Cabritos e borregos
«(…) depois de um cabrito assado no forno, a que mesmo Horácio teria dedicado uma Ode…»
Eça de Queiroz
«(…) com este cheirinho do ensopado de borrego a bulir no estômago…»
José Saramago
Os franceses desconfiam do cabrito e chegam ao ridículo de o considerarem venenoso
Em tempo ainda de eflúvios pascais, vem a propósito a evocação (breve) das duas jovens criaturas que lhe andam associadas no prato.
O filho da cabra é um alimento que desde a época dos lusitanos até hoje congrega fervores e está no topo das preferências nacionais.
Os espanhóis, à excepção de Navarra e Aragão, não lhe ligam nenhuma, canalizando afectos para o cordeiro.
Os franceses desconfiam dele e chegam ao ridículo de o considerarem venenoso; só admitem o cabrito montês.
Os italianos não praticam.
O cabrito
Da preparação culinária do chibinho já Domingos Rodrigues, o nosso primeiro tratadista de cozinha (1680), trata. A sua carne muito fina e delicada, se até aos dois meses se revela algo insípida, a partir daí atinge a plenitude.
Embora lentamente se vá vendo por aí muitas vezes grelhado e frito, os procedimentos de cozinha que melhor o servem são o assado e o guisado.
Quando antigamente, para nossas casas, se comprava vivo e inteiro, era fatal o destino de pernas e pás para o forno e do restante para a caçarola.
Executa-se em quase todo o Centro e Norte do país como deve ser.
Se devidamente condimentado, assado com brandura num forno de lenha e cadenciadamente regado com o molho que da lei do fogo se vai libertando, acompanhado com batatinhas que coraram por se verem metidas nestes assados, engrinaldado por montículos verdejantes de tenros grelos de nabo, constitui uma das peças mais valiosas do nosso cancioneiro gastronómico.
Na Beira Baixa, particularmente em Oleiros e Sertã, há a especificidade do cabrito «estonado», que não é esfolado, mantendo a pele na assadura (como acontece com o leitão) e valorizando-a também como elemento sápido.
O filho da ovelha que equivale ao cabrito é mais o anho, legalmente honrado em assados nortenhos.
O borrego
Com um pouco mais de idade, o borrego é um grande elemento carnívoro na alimentação alentejana.
Refira-se que a Beira Baixa, na mesma área já citada, também faz uma perninha de originalidade com os «maranhos», feitos de um bucho de borrego seccionado em saquinhos recheados com a carne do mesmo e outros pertences.
Contudo, é no Alentejo que ele é trabalhado como em mais nenhuma outra região, de múltiplas formas em todos os seus componentes.
O mais emblemático talvez seja o ensopado de borrego, onde aparece aliado a outro grande produto da terra, o pão de trigo.
Curiosamente não tem receita única.
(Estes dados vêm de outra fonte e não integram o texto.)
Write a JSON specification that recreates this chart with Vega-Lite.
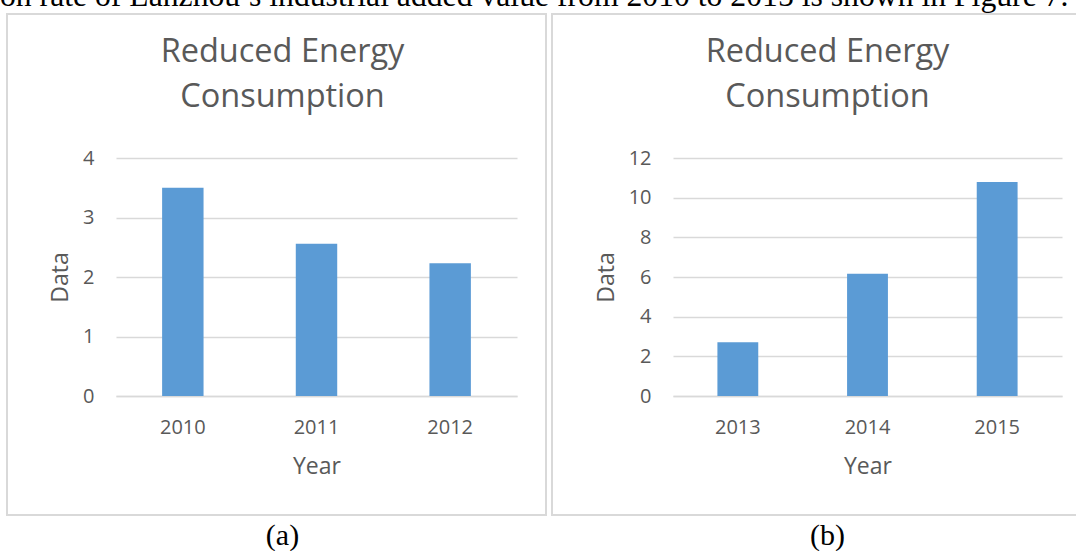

Em linhas gerais, pode dizer-se que no Baixo Alentejo predomina o chamado «à pastora», sem refogado, a carne por assim dizer cozida num caldo temperado – quiçá o primitivo e mais genuíno.
No resto do território transtagano, o refogado é tido por indispensável, os condimentos mais carregados, a junção de batatas habitual.
Vivam os pais que tais filhos criam.